* BEGIN *

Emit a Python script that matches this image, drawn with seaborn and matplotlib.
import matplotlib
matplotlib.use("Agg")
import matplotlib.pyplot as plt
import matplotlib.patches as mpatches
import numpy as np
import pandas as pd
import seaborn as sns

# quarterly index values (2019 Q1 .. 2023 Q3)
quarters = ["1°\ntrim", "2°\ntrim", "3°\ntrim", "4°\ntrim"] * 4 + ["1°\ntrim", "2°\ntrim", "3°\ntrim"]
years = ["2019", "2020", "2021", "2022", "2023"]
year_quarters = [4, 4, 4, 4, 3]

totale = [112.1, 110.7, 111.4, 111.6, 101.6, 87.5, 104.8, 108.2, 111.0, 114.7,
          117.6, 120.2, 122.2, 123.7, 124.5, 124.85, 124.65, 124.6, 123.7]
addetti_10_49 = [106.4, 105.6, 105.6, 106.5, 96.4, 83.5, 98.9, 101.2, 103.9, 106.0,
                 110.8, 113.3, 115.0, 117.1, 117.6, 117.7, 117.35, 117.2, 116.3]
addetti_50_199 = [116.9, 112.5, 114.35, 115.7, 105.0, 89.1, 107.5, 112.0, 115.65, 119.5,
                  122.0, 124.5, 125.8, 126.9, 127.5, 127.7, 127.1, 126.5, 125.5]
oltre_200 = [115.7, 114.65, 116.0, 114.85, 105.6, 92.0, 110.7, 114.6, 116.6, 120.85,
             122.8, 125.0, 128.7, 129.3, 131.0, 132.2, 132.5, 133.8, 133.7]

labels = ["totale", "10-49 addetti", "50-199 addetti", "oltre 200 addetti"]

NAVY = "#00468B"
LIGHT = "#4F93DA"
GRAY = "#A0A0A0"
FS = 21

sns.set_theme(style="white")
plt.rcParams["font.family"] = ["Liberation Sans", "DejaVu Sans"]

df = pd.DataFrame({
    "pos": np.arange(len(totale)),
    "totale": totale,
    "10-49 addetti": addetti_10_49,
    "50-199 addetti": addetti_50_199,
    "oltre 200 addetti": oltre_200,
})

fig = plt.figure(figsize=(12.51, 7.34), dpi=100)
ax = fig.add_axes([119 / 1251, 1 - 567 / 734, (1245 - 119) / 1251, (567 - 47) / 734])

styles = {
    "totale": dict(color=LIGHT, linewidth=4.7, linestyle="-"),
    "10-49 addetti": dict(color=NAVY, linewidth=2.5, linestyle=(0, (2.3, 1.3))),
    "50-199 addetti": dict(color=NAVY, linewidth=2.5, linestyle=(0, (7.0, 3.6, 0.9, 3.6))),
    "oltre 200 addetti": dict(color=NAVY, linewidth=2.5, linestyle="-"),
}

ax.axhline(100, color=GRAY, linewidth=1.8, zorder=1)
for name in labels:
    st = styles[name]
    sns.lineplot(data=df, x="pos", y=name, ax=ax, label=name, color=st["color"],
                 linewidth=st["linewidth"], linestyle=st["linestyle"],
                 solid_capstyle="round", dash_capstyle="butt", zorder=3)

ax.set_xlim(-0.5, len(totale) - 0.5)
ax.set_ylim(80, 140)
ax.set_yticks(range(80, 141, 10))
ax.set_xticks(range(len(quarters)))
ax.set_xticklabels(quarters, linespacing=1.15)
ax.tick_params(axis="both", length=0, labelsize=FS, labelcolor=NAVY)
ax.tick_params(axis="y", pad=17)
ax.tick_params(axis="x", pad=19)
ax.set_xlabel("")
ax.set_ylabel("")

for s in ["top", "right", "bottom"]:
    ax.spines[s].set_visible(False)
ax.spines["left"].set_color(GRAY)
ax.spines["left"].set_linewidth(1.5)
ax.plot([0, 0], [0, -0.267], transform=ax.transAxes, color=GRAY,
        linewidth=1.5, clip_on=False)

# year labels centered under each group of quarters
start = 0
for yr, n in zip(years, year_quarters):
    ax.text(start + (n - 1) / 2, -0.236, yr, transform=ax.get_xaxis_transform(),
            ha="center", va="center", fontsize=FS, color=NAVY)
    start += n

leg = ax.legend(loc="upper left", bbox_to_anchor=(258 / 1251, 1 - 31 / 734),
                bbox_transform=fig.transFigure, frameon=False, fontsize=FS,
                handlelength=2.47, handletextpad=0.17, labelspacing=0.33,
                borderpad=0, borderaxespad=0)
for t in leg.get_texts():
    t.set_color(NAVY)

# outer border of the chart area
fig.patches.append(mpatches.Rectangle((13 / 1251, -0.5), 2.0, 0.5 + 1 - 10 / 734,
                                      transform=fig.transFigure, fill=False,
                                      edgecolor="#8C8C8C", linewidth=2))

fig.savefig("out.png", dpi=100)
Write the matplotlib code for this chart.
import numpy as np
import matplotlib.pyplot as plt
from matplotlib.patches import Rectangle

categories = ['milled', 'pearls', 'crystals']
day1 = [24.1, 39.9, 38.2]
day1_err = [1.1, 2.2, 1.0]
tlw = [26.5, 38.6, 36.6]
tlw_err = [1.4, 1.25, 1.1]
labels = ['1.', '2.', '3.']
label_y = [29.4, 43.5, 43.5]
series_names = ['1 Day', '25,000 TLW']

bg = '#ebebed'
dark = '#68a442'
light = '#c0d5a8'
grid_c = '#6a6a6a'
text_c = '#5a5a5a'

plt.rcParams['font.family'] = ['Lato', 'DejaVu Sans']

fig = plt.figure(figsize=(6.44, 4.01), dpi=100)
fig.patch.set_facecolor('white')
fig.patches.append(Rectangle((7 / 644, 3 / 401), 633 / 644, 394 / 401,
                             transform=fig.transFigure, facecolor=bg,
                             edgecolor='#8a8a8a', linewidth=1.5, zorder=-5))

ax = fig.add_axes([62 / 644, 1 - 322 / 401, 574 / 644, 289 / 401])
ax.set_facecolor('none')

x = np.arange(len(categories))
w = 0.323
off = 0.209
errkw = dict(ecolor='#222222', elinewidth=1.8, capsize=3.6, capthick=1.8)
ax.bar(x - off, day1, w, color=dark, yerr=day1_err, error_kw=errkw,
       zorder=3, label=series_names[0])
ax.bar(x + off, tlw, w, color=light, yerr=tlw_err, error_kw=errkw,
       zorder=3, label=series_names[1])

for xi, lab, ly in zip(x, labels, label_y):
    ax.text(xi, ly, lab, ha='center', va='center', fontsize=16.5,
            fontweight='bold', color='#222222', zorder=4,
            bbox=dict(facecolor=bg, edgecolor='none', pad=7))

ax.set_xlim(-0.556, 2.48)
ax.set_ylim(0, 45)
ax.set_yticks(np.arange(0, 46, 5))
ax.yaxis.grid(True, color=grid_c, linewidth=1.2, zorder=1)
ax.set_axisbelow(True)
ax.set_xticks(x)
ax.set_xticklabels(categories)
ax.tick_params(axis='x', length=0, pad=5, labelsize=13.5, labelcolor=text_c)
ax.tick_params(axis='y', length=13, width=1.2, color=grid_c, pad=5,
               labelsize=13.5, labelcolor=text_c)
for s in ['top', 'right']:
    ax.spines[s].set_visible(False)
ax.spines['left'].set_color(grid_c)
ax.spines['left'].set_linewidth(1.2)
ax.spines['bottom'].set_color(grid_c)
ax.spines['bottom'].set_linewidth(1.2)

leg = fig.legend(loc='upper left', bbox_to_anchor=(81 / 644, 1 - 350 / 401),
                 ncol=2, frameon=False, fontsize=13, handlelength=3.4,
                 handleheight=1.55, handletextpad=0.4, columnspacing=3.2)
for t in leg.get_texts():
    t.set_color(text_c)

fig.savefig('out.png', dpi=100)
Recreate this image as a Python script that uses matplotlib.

* END *

— Given exercise —
Print the listing above from its first line through the line with "year_quarters = [4, 4, 4, 4, 3]", and stop there.

— Written response —
Emit a Python script that matches this image, drawn with seaborn and matplotlib.
import matplotlib
matplotlib.use("Agg")
import matplotlib.pyplot as plt
import matplotlib.patches as mpatches
import numpy as np
import pandas as pd
import seaborn as sns

# quarterly index values (2019 Q1 .. 2023 Q3)
quarters = ["1°\ntrim", "2°\ntrim", "3°\ntrim", "4°\ntrim"] * 4 + ["1°\ntrim", "2°\ntrim", "3°\ntrim"]
years = ["2019", "2020", "2021", "2022", "2023"]
year_quarters = [4, 4, 4, 4, 3]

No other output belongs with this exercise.